When we objectify Agnès Varda as a harmless granny, we lose perspective of her work. Her latest film, Faces Places (Visages Villages), is one which can be characterized as more easy than her others, with its focus on friendship, connection, and lighthearted adventure — but her work overall is based on deep political considerations, with expressions of anger and grief as much as stylistic exuberance. They are the deliberate productions of someone whose career spans beyond filmmaking to photography, installation, and production.

In Rachel D. DeRoo’s new book, Agnès Varda between Film, Photography and Art, we get a look at Varda’s work beyond popular representations of her. The book opens poignantly with an example of the use of Varda’s 1962 film, Cléo de 5 à 7, in the 2015 Cannes festival where she was awarded the Palme d’honneur. In the film, the titular Cléo (Corinne Marchand), sheds the restrictive layers of the image others have imbued her with, as she comes into her own during descent into illness, but DeRoo notes how the image selected by the Cannes film festival seems to be ignorant of the film’s content.

Using a still which depicts Cléo near the start of the film, before she is able to become her own person and lose the trappings of glamour which she is forced into, Cannes goes for iconic beauty over actual meaning. DeRoo convincingly argues that this is simply what frequently happens to Varda. Where Cléo is objectified as a beauty object despite being a character in a film which challenges that idea, Varda is objectified as “female director”, given retroactive awards (the Palme d’honneur is awarded to directors who had not otherwise won in the Cannes competitions), her films misread, and herself seen as a creator of pretty and amusing pictures but not necessarily ones of intelligence, resistance, or socio-political value.

Rectifying this, DeRoo provides analysis of a selection of Varda’s films, looking to both her better known ones as well as the more obscure. She attempts to provide as much range as a short book could provide, and successfully spans Varda’s career, moving from her early to late films, fiction to documentary.
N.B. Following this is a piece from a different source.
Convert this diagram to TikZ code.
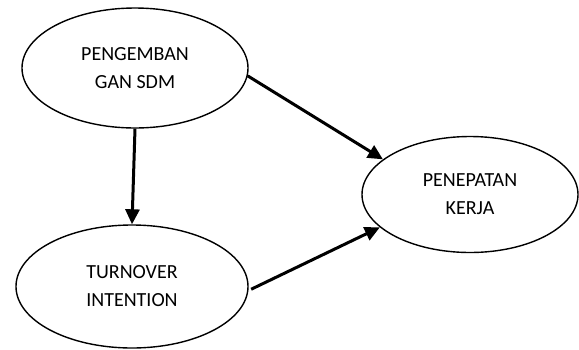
\documentclass[tikz,border=0pt]{standalone}
\usepackage{fontspec}
\setmainfont{Carlito}
\usetikzlibrary{shapes.geometric,arrows.meta}
\begin{document}
\begin{tikzpicture}[x=1pt,y=-1pt,
  var/.style={draw,ellipse,line width=1.4pt,inner sep=0pt,align=center,
    font=\fontsize{20}{28}\selectfont},
  link/.style={line width=3pt,-{Triangle[length=15pt,width=14pt]}}]
\useasboundingbox (0,0) rectangle (579,349);
\node[var,minimum width=226pt,minimum height=120pt] (pg) at (135,68) {PENGEMBAN\\GAN SDM};
\node[var,minimum width=232pt,minimum height=123pt] (ti) at (132,286.5) {TURNOVER\\INTENTION};
\node[var,minimum width=216pt,minimum height=116pt] (pk) at (470,194.5) {PENEPATAN\\KERJA};
\draw[link] (pg.south) -- (ti.north);
\draw[link] (pg.-4) -- (pk.158.5);
\draw[link,shorten <=3pt] (ti.-2) -- (pk.200.5);
\end{tikzpicture}
\end{document}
While analysis at times lacks innovation, seeming too obvious or already spoken, the value lies in the contemporary circumstances which add life to the context of the films, as well as her diligence in covering not just the iconic images that we’ve all seen. But in particular, it is DeRoo’s look to Agnès Varda’s installation work, as well as her production company, Ciné Tamaris. With a chapter on Varda’s 2006 installation, L’Ile et Elle, a work about the grief of widows living on an island that Varda herself frequented with her late husband Jacques Demy, we get to access a piece much less available than her more famous films, with discussions of its meaning to Varda’s oeuvre. The final chapter, on the DVD set for Les Plages d’Agnès provides an interesting look at Varda’s own production and promotion, moving beyond the film analysis of the rest of the book and balancing out the portrait of Varda as not just a filmmaker (or film figure) but as a total artist.

To say that DeRoo’s work is not always the most original does not diminish its necessity. With a clear project of uplifting Varda beyond her reduction as lovely grandma to her rightful position of great artist, DeRoo is a success, adding to the conversation that we must remember to take Agnès Varda seriously.